Let $(X,d)$ be a complete separable metric space, and let $(\mathcal{P}_2 (X), W_2)$ be the space of probability measures on $X$ with finite second moments, equipped with the 2-Wasserstein distance. It is known that discrete measures are dense inside $(\mathcal{P}_2 (X), W_2)$ - namely, given any $\mu \in \mathcal{P}_2 (X)$, and $\delta>0$, one can find a discrete measure $\mu_\delta$ with $W_2 (\mu, \mu_\delta)<\delta$.

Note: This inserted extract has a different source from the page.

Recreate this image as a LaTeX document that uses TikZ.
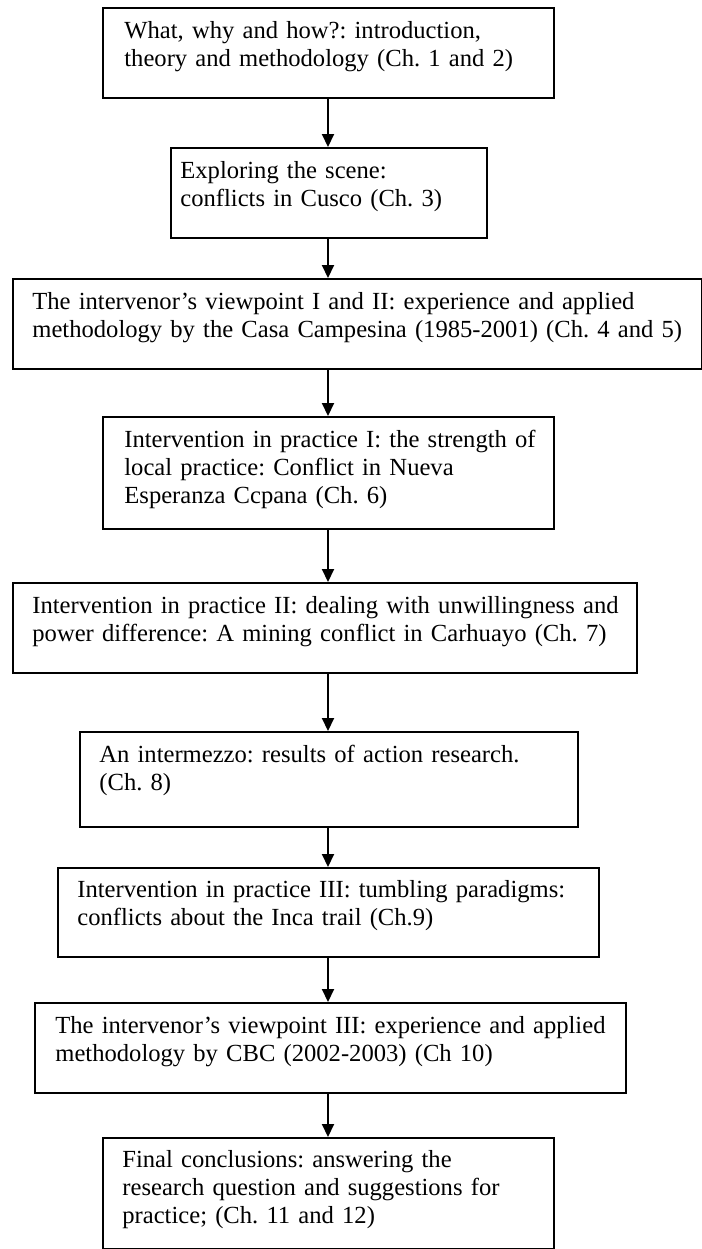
\documentclass[tikz,border=0pt]{standalone}
\usepackage{fontspec}
\setmainfont{Liberation Serif}
\usetikzlibrary{arrows.meta}
\frenchspacing
\begin{document}
\begin{tikzpicture}[x=0.5pt,y=-0.5pt,
  stage/.style={draw=black, line width=0.75pt, rectangle, inner sep=0pt, anchor=north west},
  caption/.style={anchor=base west, inner sep=0pt, align=left, text width=340pt,
                  font=\fontsize{12.3}{14.1}\selectfont},
  flow/.style={draw=black, line width=1pt, -{Triangle[length=6.5pt,width=6pt]}}]
\useasboundingbox (0,0) rectangle (702,1249);

% vertical spine along which the arrows run
\coordinate (spine) at (328,0);

% chapter boxes
\node[stage, minimum width=225.5pt, minimum height=45pt]   (b1) at (102,7)    {};
\node[stage, minimum width=158pt,   minimum height=45pt]   (b2) at (170,147)  {};
\node[stage, minimum width=344.5pt, minimum height=45pt]   (b3) at (12,278)   {};
\node[stage, minimum width=225.5pt, minimum height=56pt]   (b4) at (102,416)  {};
\node[stage, minimum width=312pt,   minimum height=45pt]   (b5) at (12,582)   {};
\node[stage, minimum width=249pt,   minimum height=47.5pt] (b6) at (79,731)   {};
\node[stage, minimum width=270.5pt, minimum height=44.5pt] (b7) at (57,867)   {};
\node[stage, minimum width=295.5pt, minimum height=45pt]   (b8) at (34,1002)  {};
\node[stage, minimum width=225.5pt, minimum height=55.5pt] (b9) at (102,1137) {};

% box texts
\node[caption] (t1) at (124,38)   {What, why and how?: introduction,\\theory and methodology (Ch. 1 and 2)};
\node[caption] (t2) at (180,178)  {Exploring the scene:\\conflicts in Cusco (Ch. 3)};
\node[caption] (t3) at (32,309)   {The intervenor’s viewpoint I and II: experience and applied\\methodology by the Casa Campesina (1985-2001) (Ch. 4 and 5)};
\node[caption] (t4) at (124,447)  {Intervention in practice I: the strength of\\local practice: Conflict in Nueva\\Esperanza Ccpana (Ch. 6)};
\node[caption] (t5) at (32,613)   {Intervention in practice II: dealing with unwillingness and\\power difference: A mining conflict in Carhuayo (Ch. 7)};
\node[caption] (t6) at (99,762)   {An intermezzo: results of action research.\\(Ch. 8)};
\node[caption] (t7) at (77,897)   {Intervention in practice III: tumbling paradigms:\\conflicts about the Inca trail (Ch.9)};
\node[caption] (t8) at (55,1033)  {The intervenor’s viewpoint III: experience and applied\\methodology by CBC (2002-2003) (Ch 10)};
\node[caption] (t9) at (122,1167) {Final conclusions: answering the\\research question and suggestions for\\practice; (Ch. 11 and 12)};

% arrows between consecutive boxes
\draw[flow] (b1.south -| spine) -- (b2.north -| spine);
\draw[flow] (b2.south -| spine) -- (b3.north -| spine);
\draw[flow] (b3.south -| spine) -- (b4.north -| spine);
\draw[flow] (b4.south -| spine) -- (b5.north -| spine);
\draw[flow] (b5.south -| spine) -- (b6.north -| spine);
\draw[flow] (b6.south -| spine) -- (b7.north -| spine);
\draw[flow] (b7.south -| spine) -- (b8.north -| spine);
\draw[flow] (b8.south -| spine) -- (b9.north -| spine);
\end{tikzpicture}
\end{document}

Now, let $\mu_0, \mu_1 \in \mathcal{P}_2 (X)$, and let $\mu_t$ be a $W_2$ geodesic connecting $\mu_0$ and $\mu_1$ (a.k.a. $\mu_t$ is a [not necessarily unique] displacement interpolation between $\mu_0$ and $\mu_1$). Is the displacement interpolation stable under discrete approximation? That is, can one pick discrete $\mu_{0,n}, \mu_{1,n}$ such that $\mu_{t,n}$ is close to $\mu_t$ for all $t\in[0,1]$?


1 Answer 1


The displacement interpolation $\mu_t$ should not be fixed a priori, due to nonuniqueness of Wasserstein Geodesics. Thus, the correct question should be: fix the approximating sequences $(\mu_{0,n}),(\mu_{1,n})$ and $W_2$ geodesics $\mu_{t,n}$, and ask if there exists one $\mu_t$ close to $\mu_{t,n}$ for $t \in [0,1]$.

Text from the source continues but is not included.